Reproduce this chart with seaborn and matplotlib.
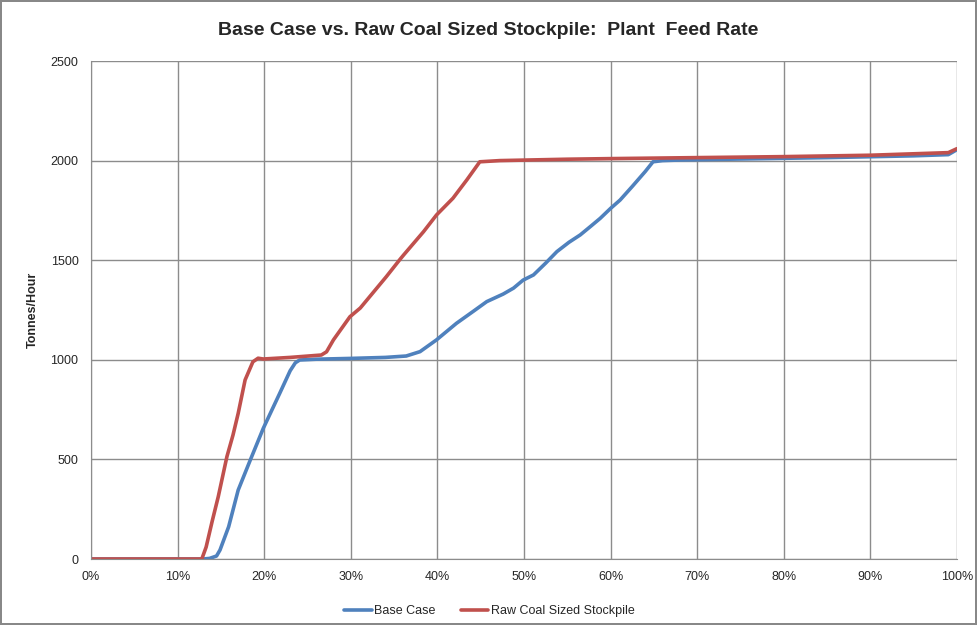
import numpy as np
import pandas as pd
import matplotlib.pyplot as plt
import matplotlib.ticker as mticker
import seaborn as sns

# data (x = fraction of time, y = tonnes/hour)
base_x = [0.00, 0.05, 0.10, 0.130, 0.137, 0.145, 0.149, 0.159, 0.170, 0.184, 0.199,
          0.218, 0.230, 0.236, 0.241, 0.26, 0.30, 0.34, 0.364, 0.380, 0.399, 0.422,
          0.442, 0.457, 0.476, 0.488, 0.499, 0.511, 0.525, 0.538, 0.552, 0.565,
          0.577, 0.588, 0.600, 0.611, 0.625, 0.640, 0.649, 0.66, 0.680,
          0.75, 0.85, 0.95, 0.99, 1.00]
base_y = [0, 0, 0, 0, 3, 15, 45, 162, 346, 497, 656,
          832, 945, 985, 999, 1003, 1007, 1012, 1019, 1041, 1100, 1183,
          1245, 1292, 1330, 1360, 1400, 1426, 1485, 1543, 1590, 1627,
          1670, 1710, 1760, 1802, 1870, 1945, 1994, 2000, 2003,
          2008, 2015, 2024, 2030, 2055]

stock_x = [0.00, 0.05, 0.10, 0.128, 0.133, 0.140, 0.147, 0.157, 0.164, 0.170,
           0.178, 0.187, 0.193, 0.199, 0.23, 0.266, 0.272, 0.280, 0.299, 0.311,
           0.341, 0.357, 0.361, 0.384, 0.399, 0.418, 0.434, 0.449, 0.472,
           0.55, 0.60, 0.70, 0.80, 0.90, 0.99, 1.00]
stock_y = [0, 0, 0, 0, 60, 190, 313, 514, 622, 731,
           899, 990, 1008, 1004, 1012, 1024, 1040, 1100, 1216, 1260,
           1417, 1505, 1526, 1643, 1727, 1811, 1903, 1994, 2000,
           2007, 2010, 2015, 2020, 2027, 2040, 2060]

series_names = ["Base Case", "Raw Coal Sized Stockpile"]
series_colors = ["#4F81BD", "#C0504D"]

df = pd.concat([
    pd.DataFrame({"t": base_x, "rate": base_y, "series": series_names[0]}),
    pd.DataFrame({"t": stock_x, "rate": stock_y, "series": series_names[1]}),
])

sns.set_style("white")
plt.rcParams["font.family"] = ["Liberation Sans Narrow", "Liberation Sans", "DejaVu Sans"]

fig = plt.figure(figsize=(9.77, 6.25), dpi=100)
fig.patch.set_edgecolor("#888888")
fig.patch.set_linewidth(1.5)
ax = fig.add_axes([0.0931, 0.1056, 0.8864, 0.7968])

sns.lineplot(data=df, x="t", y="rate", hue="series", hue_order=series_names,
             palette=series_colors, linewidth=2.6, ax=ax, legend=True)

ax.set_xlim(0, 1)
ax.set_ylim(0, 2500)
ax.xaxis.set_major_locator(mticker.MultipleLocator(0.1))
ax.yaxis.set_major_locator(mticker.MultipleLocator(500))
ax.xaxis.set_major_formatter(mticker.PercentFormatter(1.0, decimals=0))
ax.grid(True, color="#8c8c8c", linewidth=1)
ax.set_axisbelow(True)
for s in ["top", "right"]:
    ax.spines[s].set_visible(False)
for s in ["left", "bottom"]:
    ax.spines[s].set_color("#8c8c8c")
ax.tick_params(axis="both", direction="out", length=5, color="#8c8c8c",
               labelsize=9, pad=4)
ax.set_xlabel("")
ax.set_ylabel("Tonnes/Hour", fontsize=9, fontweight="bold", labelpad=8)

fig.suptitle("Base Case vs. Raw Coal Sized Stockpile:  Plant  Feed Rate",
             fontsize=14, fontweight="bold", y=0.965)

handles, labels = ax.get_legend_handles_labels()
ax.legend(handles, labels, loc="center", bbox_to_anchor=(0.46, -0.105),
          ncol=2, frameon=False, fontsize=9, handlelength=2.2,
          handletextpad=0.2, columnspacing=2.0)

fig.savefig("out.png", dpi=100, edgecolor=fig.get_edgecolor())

Task to carry out. Repeat the lines of the listing above verbatim, beginning at its first line and ending at the line containing "2008, 2015, 2024, 2030, 2055]", which is included. Omit pictures.

Solution below.
Reproduce this chart with seaborn and matplotlib.
import numpy as np
import pandas as pd
import matplotlib.pyplot as plt
import matplotlib.ticker as mticker
import seaborn as sns

# data (x = fraction of time, y = tonnes/hour)
base_x = [0.00, 0.05, 0.10, 0.130, 0.137, 0.145, 0.149, 0.159, 0.170, 0.184, 0.199,
          0.218, 0.230, 0.236, 0.241, 0.26, 0.30, 0.34, 0.364, 0.380, 0.399, 0.422,
          0.442, 0.457, 0.476, 0.488, 0.499, 0.511, 0.525, 0.538, 0.552, 0.565,
          0.577, 0.588, 0.600, 0.611, 0.625, 0.640, 0.649, 0.66, 0.680,
          0.75, 0.85, 0.95, 0.99, 1.00]
base_y = [0, 0, 0, 0, 3, 15, 45, 162, 346, 497, 656,
          832, 945, 985, 999, 1003, 1007, 1012, 1019, 1041, 1100, 1183,
          1245, 1292, 1330, 1360, 1400, 1426, 1485, 1543, 1590, 1627,
          1670, 1710, 1760, 1802, 1870, 1945, 1994, 2000, 2003,
          2008, 2015, 2024, 2030, 2055]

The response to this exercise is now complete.